Past the courthouse on your left, is the police quarters and office. Constructed in 1875 by local builder George Clayfield,  there is only one other serving example in Victoria. It was renovated and ‘modernised’ in 1914. The original police station quarters was on Camp Street. At the time it was, by some accounts, ‘one of the worst habitations allowed to a member of the force’.  The old police station was demolished for a new one in the 1970s situated adjacent to the Courthouse to the south. The cream brick building and the house behind it are now empty and waiting for a new purpose in life. The current ‘new’ police station is in Vincent Street, closer to the centre of Town.

The Old Gaol

On your right, the original gaol was probably a single cell. The lock up that is still there was built to replace it in 1858, the same year as the court house. It one of the earliest brick and stone lock-ups built in Victoria. Only five still remain.

The Convent

As you go up the path, you will see the old oval and derelict cricket pitch of the now gone Catholic primary school. Through onto Daly street in front of you is the magnificent Convent, now an art gallery, café and function centre.

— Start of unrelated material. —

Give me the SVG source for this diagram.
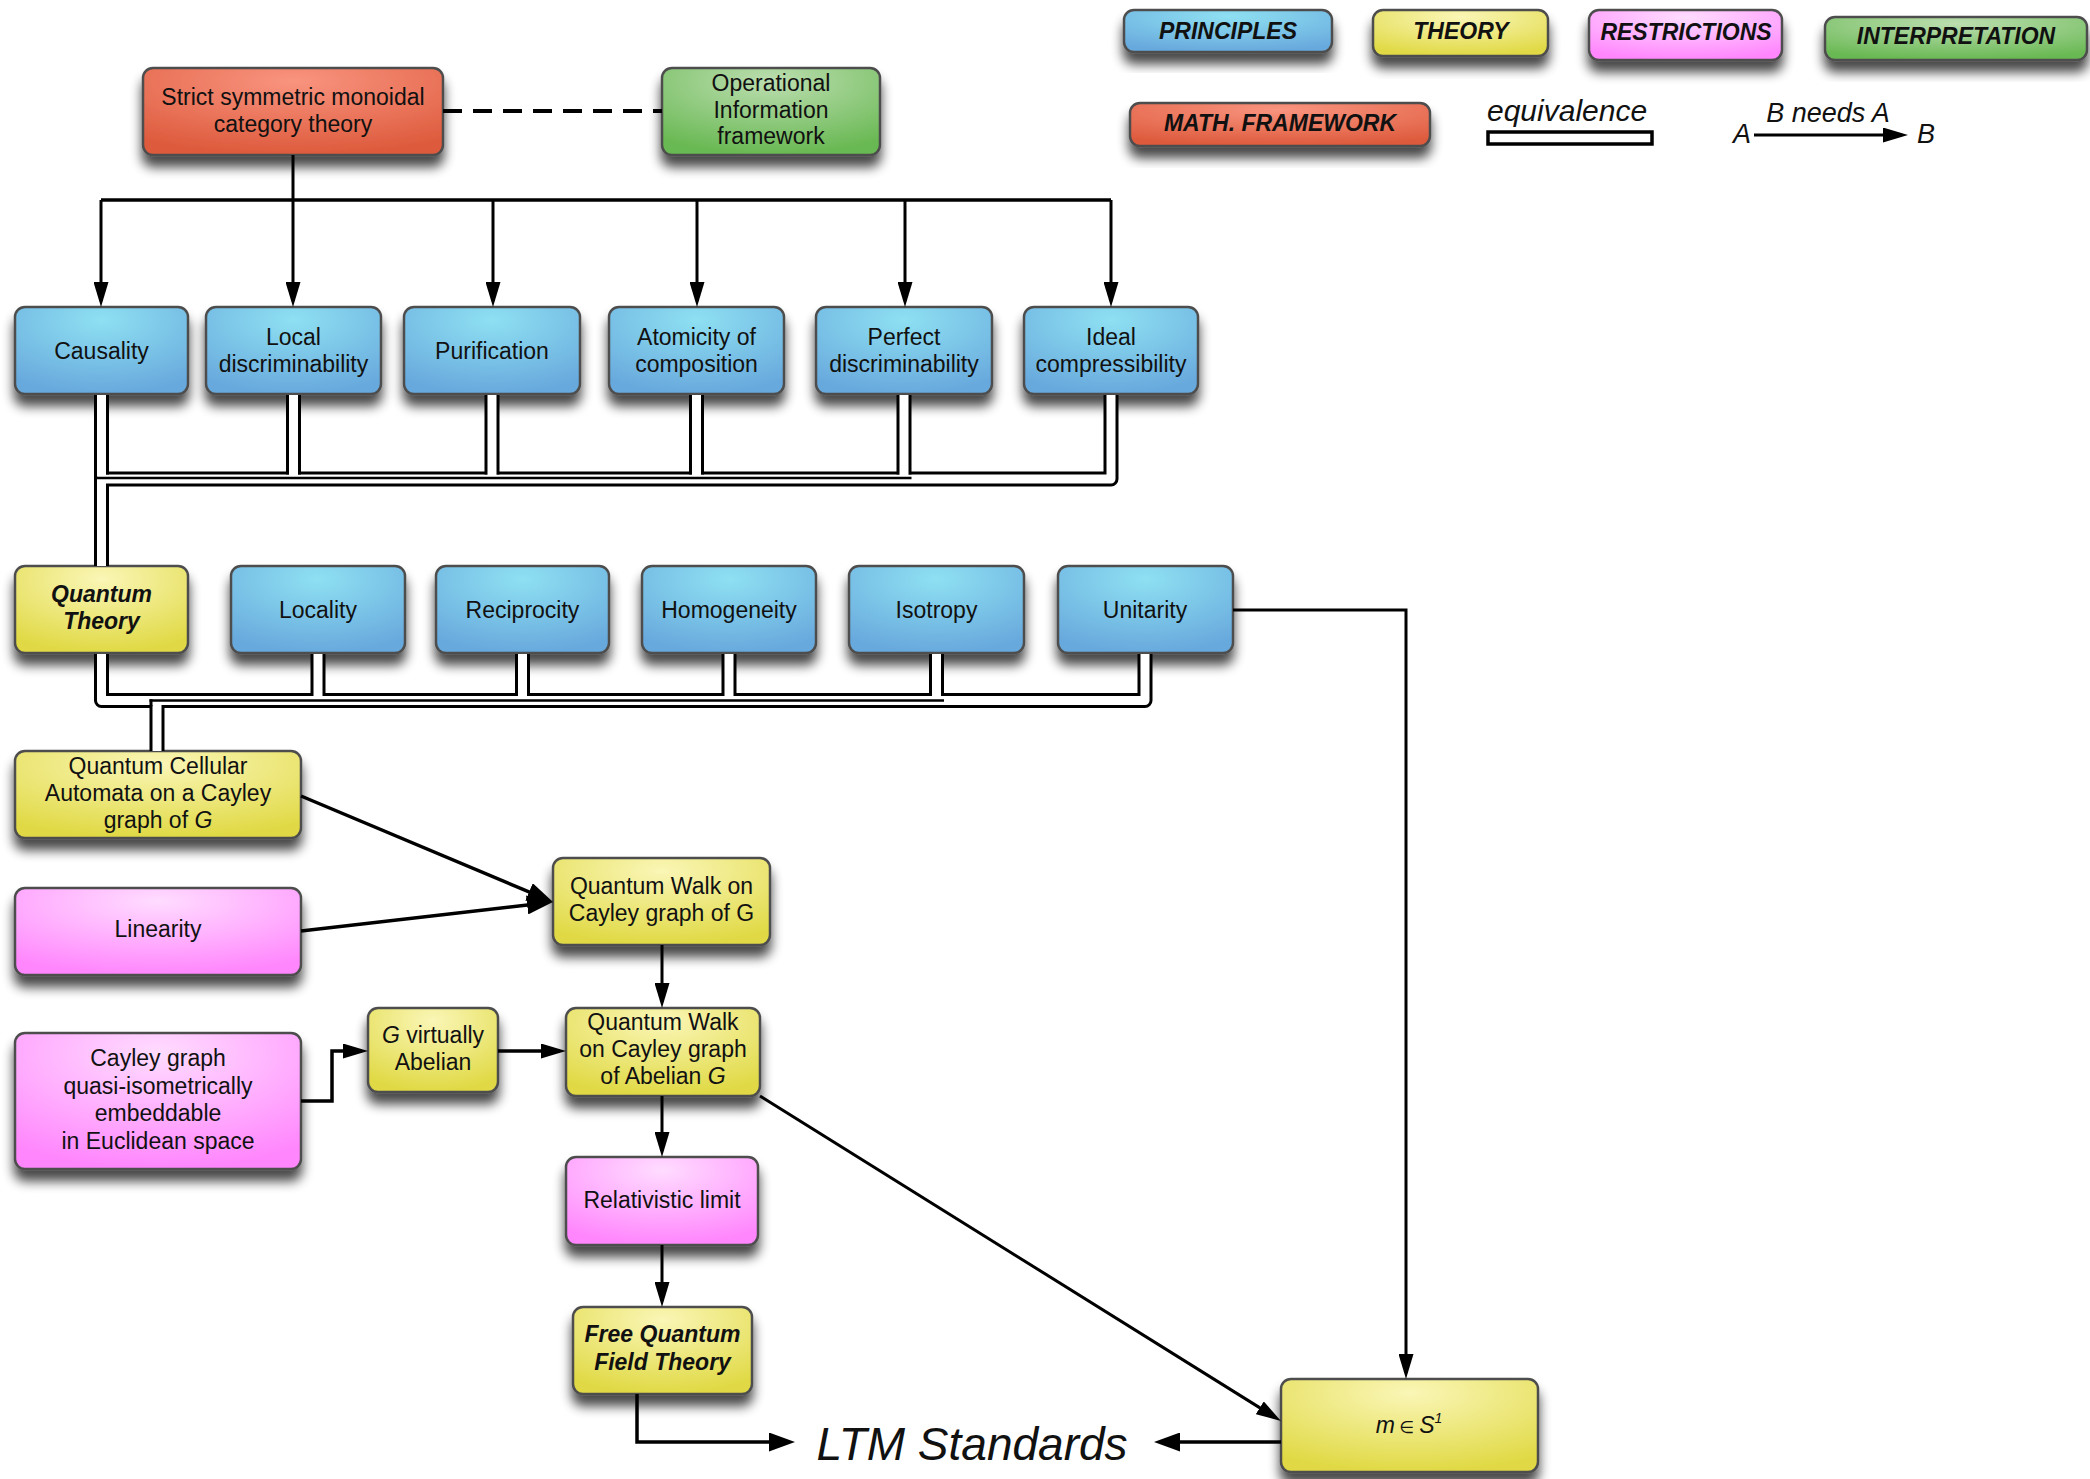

Go up the steep path to the Wombat Gardens to the right of the Convent on Daly Street. When you get to the top you can either go round on the paths to the left or to the right and through the main gardens past the Wombat Hill House. On the other side of the garden, you come out through the main entrance onto Central Springs Road. From there it’s an easy walk straight down Central Springs Road past the churches and back to the roundabout at the top end of Vincent Street and there you are –  in the centre of town again.

Christ Church

Uniting Church

The first church on your left on your way down the hill is the Anglican Christ Church, believed to date back to 1862-63. It was designed by well-known Melbourne architect Leonard Terry who also designed the Melbourne Club building.

The second church on the left  is the Uniting Church, formerly the Wesley/Methodist Church, built in 1865.

St Peter’s Catholic Church

St Peter’s is the blue stone Catholic church behind the hedge opposite the Uniting Church.